GIVEN PROBLEM: Your job is to retype all of the data word for word, leaving every image out.

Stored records
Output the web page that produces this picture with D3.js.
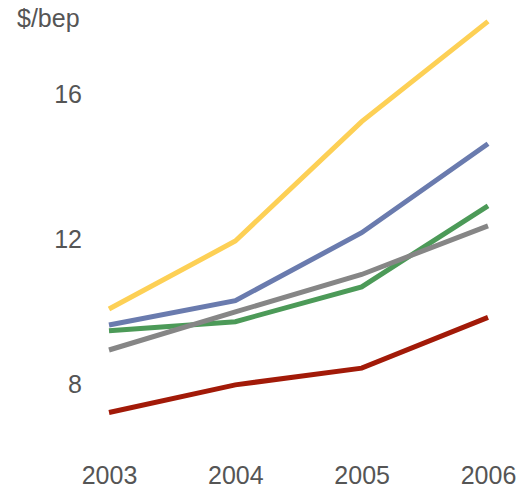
<!DOCTYPE html>
<html>
<head>
<meta charset="utf-8">
<script src="https://cdn.jsdelivr.net/npm/d3@7"></script>
<style>
  body { margin: 0; background: #fff; }
  text { font-family: "Liberation Sans", Arial, sans-serif; fill: #555; }
</style>
</head>
<body>
<div id="chart"></div>
<script>
// data
const years = ["2003", "2004", "2005", "2006"];
const yellowVals = [10.08, 11.95, 15.24, 18.0];
const blueVals = [9.64, 10.31, 12.18, 14.63];
const greenVals = [9.48, 9.73, 10.69, 12.92];
const grayVals = [8.95, 10.0, 11.03, 12.37];
const redVals = [7.23, 7.99, 8.45, 9.85];
const yTicks = [8, 12, 16];

const series = [
  { vals: yellowVals, color: "#FDD055" },
  { vals: blueVals, color: "#6A7BAE" },
  { vals: greenVals, color: "#4C9A58" },
  { vals: grayVals, color: "#868686" },
  { vals: redVals, color: "#A21A08" }
];

const W = 518, H = 496;
const svg = d3.select("#chart").append("svg")
  .attr("width", W).attr("height", H);

const x = d3.scalePoint().domain(years).range([109, 488]);
const y = d3.scaleLinear().domain([8, 16]).range([384.5, 94]);

// y axis
const yAxis = svg.append("g")
  .attr("transform", "translate(92,0)")
  .call(d3.axisLeft(y).tickValues(yTicks).tickSize(0).tickPadding(10));
yAxis.select(".domain").remove();
yAxis.selectAll("text").style("font-size", "25px").attr("fill", "#555");

// x axis
const xAxis = svg.append("g")
  .attr("transform", "translate(0,466)")
  .call(d3.axisBottom(x).tickSize(0).tickPadding(0));
xAxis.select(".domain").remove();
xAxis.selectAll("text").style("font-size", "25px").attr("fill", "#555");

// unit label
svg.append("text")
  .attr("x", 17).attr("y", 27)
  .style("font-size", "25px")
  .text("$/bep");

// lines
const line = d3.line()
  .x((d, i) => x(years[i]))
  .y(d => y(d));

svg.selectAll("path.series")
  .data(series)
  .enter()
  .append("path")
  .attr("class", "series")
  .attr("d", d => line(d.vals))
  .attr("fill", "none")
  .attr("stroke", d => d.color)
  .attr("stroke-width", 5);
</script>
</body>
</html>
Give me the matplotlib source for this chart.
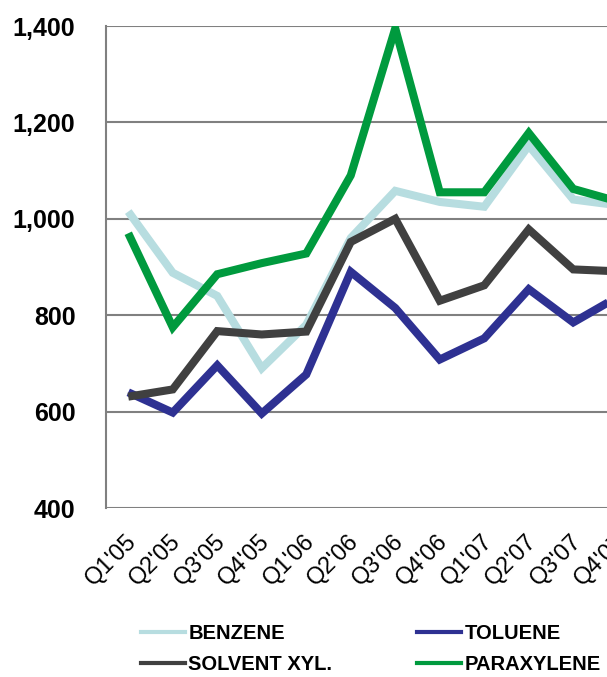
import matplotlib.pyplot as plt
import matplotlib.transforms as mtransforms
from matplotlib.lines import Line2D

# quarterly prices
quarters = ["Q1'05", "Q2'05", "Q3'05", "Q4'05", "Q1'06", "Q2'06",
            "Q3'06", "Q4'06", "Q1'07", "Q2'07", "Q3'07", "Q4'07"]
benzene = [1015, 888, 840, 690, 780, 960, 1058, 1035, 1025, 1152, 1040, 1028]
toluene = [640, 598, 696, 596, 677, 890, 815, 708, 752, 854, 785, 838]
solvent_xyl = [631, 646, 767, 760, 766, 952, 1000, 830, 862, 978, 895, 891]
paraxylene = [970, 775, 885, 908, 928, 1090, 1395, 1055, 1055, 1178, 1062, 1036]

COLORS = {'BENZENE': '#B7DDE0', 'TOLUENE': '#2E3192',
          'SOLVENT XYL.': '#404040', 'PARAXYLENE': '#009A3E'}

plt.rcParams['font.family'] = ['Liberation Sans', 'DejaVu Sans']

fig = plt.figure(figsize=(6.07, 6.77), dpi=100)
W, H = 607, 677
# plot area runs past the right edge of the picture, as in the original
ax = fig.add_axes([106 / W, 1 - 508 / H, 534 / W, 482 / H])

x = list(range(len(quarters)))
series = [('BENZENE', benzene), ('TOLUENE', toluene),
          ('SOLVENT XYL.', solvent_xyl), ('PARAXYLENE', paraxylene)]
for name, vals in series:
    ax.plot(x, vals, color=COLORS[name], lw=5.8, solid_joinstyle='miter',
            solid_capstyle='butt', zorder=3)

ax.set_xlim(-0.5, len(quarters) - 0.5)
ax.set_ylim(400, 1400)
ax.set_yticks([400, 600, 800, 1000, 1200, 1400])
ax.set_yticklabels(['{:,}'.format(v) for v in [400, 600, 800, 1000, 1200, 1400]],
                   fontsize=18, fontweight='bold')
ax.grid(axis='y', color='#808080', lw=1.5, zorder=1)
ax.tick_params(axis='y', length=0, pad=22)
ax.tick_params(axis='x', length=0, pad=16)
ax.set_xticks(x)
ax.set_xticklabels(quarters, rotation=45, ha='right', va='top',
                   rotation_mode='anchor', fontsize=17)
shift = mtransforms.ScaledTranslation(-3 / 100, 0, fig.dpi_scale_trans)
for lab in ax.get_xticklabels():
    lab.set_transform(lab.get_transform() + shift)
for s in ['top', 'right', 'bottom']:
    ax.spines[s].set_visible(False)
ax.spines['left'].set_color('#808080')
ax.spines['left'].set_linewidth(1.5)

# legend: row-wise order benzene / toluene, solvent / paraxylene
order = ['BENZENE', 'SOLVENT XYL.', 'TOLUENE', 'PARAXYLENE']
handles = [Line2D([0], [0], color=COLORS[n], lw=3) for n in order]
fig.legend(handles, order, loc='upper left', bbox_to_anchor=(131 / W, 1 - 614 / H),
           ncol=2, frameon=False, borderpad=0, handlelength=2.2,
           handletextpad=0.15, columnspacing=4.2, labelspacing=0.6,
           prop={'size': 14.5, 'weight': 'bold'})

fig.savefig('out.png', dpi=100)
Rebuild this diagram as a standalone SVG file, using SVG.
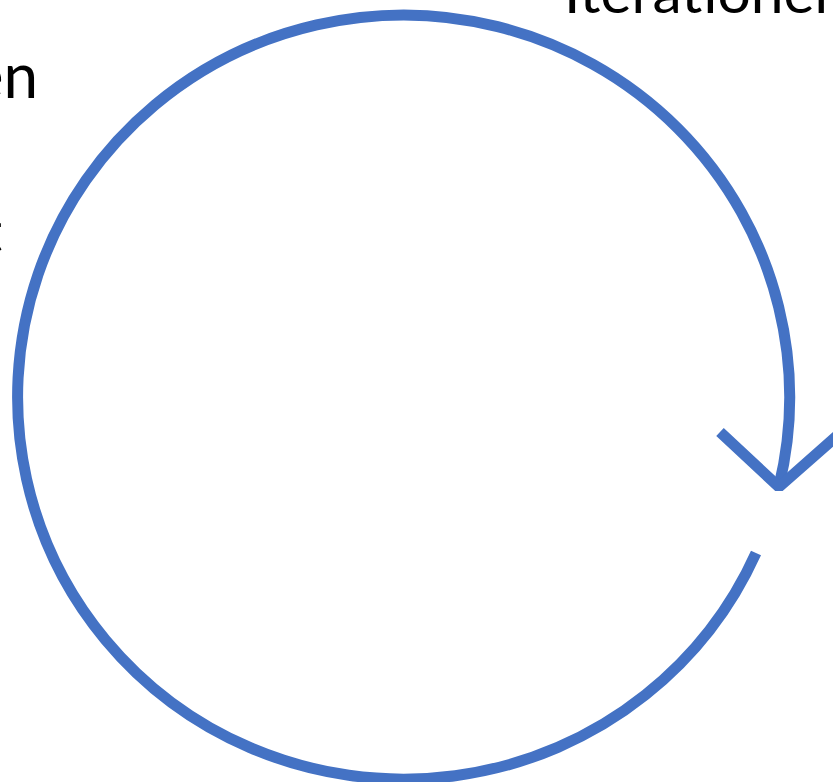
<svg xmlns="http://www.w3.org/2000/svg" width="833" height="782" viewBox="0 0 833 782">
<style>
.lbl{font-family:Lato,"Open Sans","Liberation Sans",sans-serif;font-size:56px;fill:#000}
.cyc{fill:none;stroke:#4472C4;stroke-width:11;stroke-linecap:butt}
</style>
<rect width="833" height="782" fill="#fff"/>
<g id="labels">
<text class="lbl" x="564" y="13" textLength="272" lengthAdjust="spacingAndGlyphs">Iterationer</text>
<text class="lbl" x="38" y="98" text-anchor="end" style="font-size:62px">en</text>
<text class="lbl" x="2" y="252" text-anchor="end">t</text>
</g>
<g id="connectors">
<path class="cyc" d="M756,553 A386,382 0 1 1 779,486"/>
<polyline class="cyc" stroke-linejoin="bevel" points="720,432 779,487 839,434"/>
</g>
</svg>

COMPLETE OUTPUT:
Output the web page that produces this picture with D3.js.
<!DOCTYPE html>
<html>
<head>
<meta charset="utf-8">
<script src="https://cdn.jsdelivr.net/npm/d3@7"></script>
<style>
  body { margin: 0; background: #fff; }
  text { font-family: "Liberation Sans", Arial, sans-serif; fill: #555; }
</style>
</head>
<body>
<div id="chart"></div>
<script>
// data
const years = ["2003", "2004", "2005", "2006"];
const yellowVals = [10.08, 11.95, 15.24, 18.0];
const blueVals = [9.64, 10.31, 12.18, 14.63];
const greenVals = [9.48, 9.73, 10.69, 12.92];
const grayVals = [8.95, 10.0, 11.03, 12.37];
const redVals = [7.23, 7.99, 8.45, 9.85];
const yTicks = [8, 12, 16];

const series = [
  { vals: yellowVals, color: "#FDD055" },
  { vals: blueVals, color: "#6A7BAE" },
  { vals: greenVals, color: "#4C9A58" },
  { vals: grayVals, color: "#868686" },
  { vals: redVals, color: "#A21A08" }
];

const W = 518, H = 496;
const svg = d3.select("#chart").append("svg")
  .attr("width", W).attr("height", H);

const x = d3.scalePoint().domain(years).range([109, 488]);
const y = d3.scaleLinear().domain([8, 16]).range([384.5, 94]);

// y axis
const yAxis = svg.append("g")
  .attr("transform", "translate(92,0)")
  .call(d3.axisLeft(y).tickValues(yTicks).tickSize(0).tickPadding(10));
yAxis.select(".domain").remove();
yAxis.selectAll("text").style("font-size", "25px").attr("fill", "#555");

// x axis
const xAxis = svg.append("g")
  .attr("transform", "translate(0,466)")
  .call(d3.axisBottom(x).tickSize(0).tickPadding(0));
xAxis.select(".domain").remove();
xAxis.selectAll("text").style("font-size", "25px").attr("fill", "#555");

// unit label
svg.append("text")
  .attr("x", 17).attr("y", 27)
  .style("font-size", "25px")
  .text("$/bep");

// lines
const line = d3.line()
  .x((d, i) => x(years[i]))
  .y(d => y(d));

svg.selectAll("path.series")
  .data(series)
  .enter()
  .append("path")
  .attr("class", "series")
  .attr("d", d => line(d.vals))
  .attr("fill", "none")
  .attr("stroke", d => d.color)
  .attr("stroke-width", 5);
</script>
</body>
</html>
Give me the matplotlib source for this chart.
import matplotlib.pyplot as plt
import matplotlib.transforms as mtransforms
from matplotlib.lines import Line2D

# quarterly prices
quarters = ["Q1'05", "Q2'05", "Q3'05", "Q4'05", "Q1'06", "Q2'06",
            "Q3'06", "Q4'06", "Q1'07", "Q2'07", "Q3'07", "Q4'07"]
benzene = [1015, 888, 840, 690, 780, 960, 1058, 1035, 1025, 1152, 1040, 1028]
toluene = [640, 598, 696, 596, 677, 890, 815, 708, 752, 854, 785, 838]
solvent_xyl = [631, 646, 767, 760, 766, 952, 1000, 830, 862, 978, 895, 891]
paraxylene = [970, 775, 885, 908, 928, 1090, 1395, 1055, 1055, 1178, 1062, 1036]

COLORS = {'BENZENE': '#B7DDE0', 'TOLUENE': '#2E3192',
          'SOLVENT XYL.': '#404040', 'PARAXYLENE': '#009A3E'}

plt.rcParams['font.family'] = ['Liberation Sans', 'DejaVu Sans']

fig = plt.figure(figsize=(6.07, 6.77), dpi=100)
W, H = 607, 677
# plot area runs past the right edge of the picture, as in the original
ax = fig.add_axes([106 / W, 1 - 508 / H, 534 / W, 482 / H])

x = list(range(len(quarters)))
series = [('BENZENE', benzene), ('TOLUENE', toluene),
          ('SOLVENT XYL.', solvent_xyl), ('PARAXYLENE', paraxylene)]
for name, vals in series:
    ax.plot(x, vals, color=COLORS[name], lw=5.8, solid_joinstyle='miter',
            solid_capstyle='butt', zorder=3)

ax.set_xlim(-0.5, len(quarters) - 0.5)
ax.set_ylim(400, 1400)
ax.set_yticks([400, 600, 800, 1000, 1200, 1400])
ax.set_yticklabels(['{:,}'.format(v) for v in [400, 600, 800, 1000, 1200, 1400]],
                   fontsize=18, fontweight='bold')
ax.grid(axis='y', color='#808080', lw=1.5, zorder=1)
ax.tick_params(axis='y', length=0, pad=22)
ax.tick_params(axis='x', length=0, pad=16)
ax.set_xticks(x)
ax.set_xticklabels(quarters, rotation=45, ha='right', va='top',
                   rotation_mode='anchor', fontsize=17)
shift = mtransforms.ScaledTranslation(-3 / 100, 0, fig.dpi_scale_trans)
for lab in ax.get_xticklabels():
    lab.set_transform(lab.get_transform() + shift)
for s in ['top', 'right', 'bottom']:
    ax.spines[s].set_visible(False)
ax.spines['left'].set_color('#808080')
ax.spines['left'].set_linewidth(1.5)

# legend: row-wise order benzene / toluene, solvent / paraxylene
order = ['BENZENE', 'SOLVENT XYL.', 'TOLUENE', 'PARAXYLENE']
handles = [Line2D([0], [0], color=COLORS[n], lw=3) for n in order]
fig.legend(handles, order, loc='upper left', bbox_to_anchor=(131 / W, 1 - 614 / H),
           ncol=2, frameon=False, borderpad=0, handlelength=2.2,
           handletextpad=0.15, columnspacing=4.2, labelspacing=0.6,
           prop={'size': 14.5, 'weight': 'bold'})

fig.savefig('out.png', dpi=100)
Rebuild this diagram as a standalone SVG file, using SVG.
<svg xmlns="http://www.w3.org/2000/svg" width="833" height="782" viewBox="0 0 833 782">
<style>
.lbl{font-family:Lato,"Open Sans","Liberation Sans",sans-serif;font-size:56px;fill:#000}
.cyc{fill:none;stroke:#4472C4;stroke-width:11;stroke-linecap:butt}
</style>
<rect width="833" height="782" fill="#fff"/>
<g id="labels">
<text class="lbl" x="564" y="13" textLength="272" lengthAdjust="spacingAndGlyphs">Iterationer</text>
<text class="lbl" x="38" y="98" text-anchor="end" style="font-size:62px">en</text>
<text class="lbl" x="2" y="252" text-anchor="end">t</text>
</g>
<g id="connectors">
<path class="cyc" d="M756,553 A386,382 0 1 1 779,486"/>
<polyline class="cyc" stroke-linejoin="bevel" points="720,432 779,487 839,434"/>
</g>
</svg>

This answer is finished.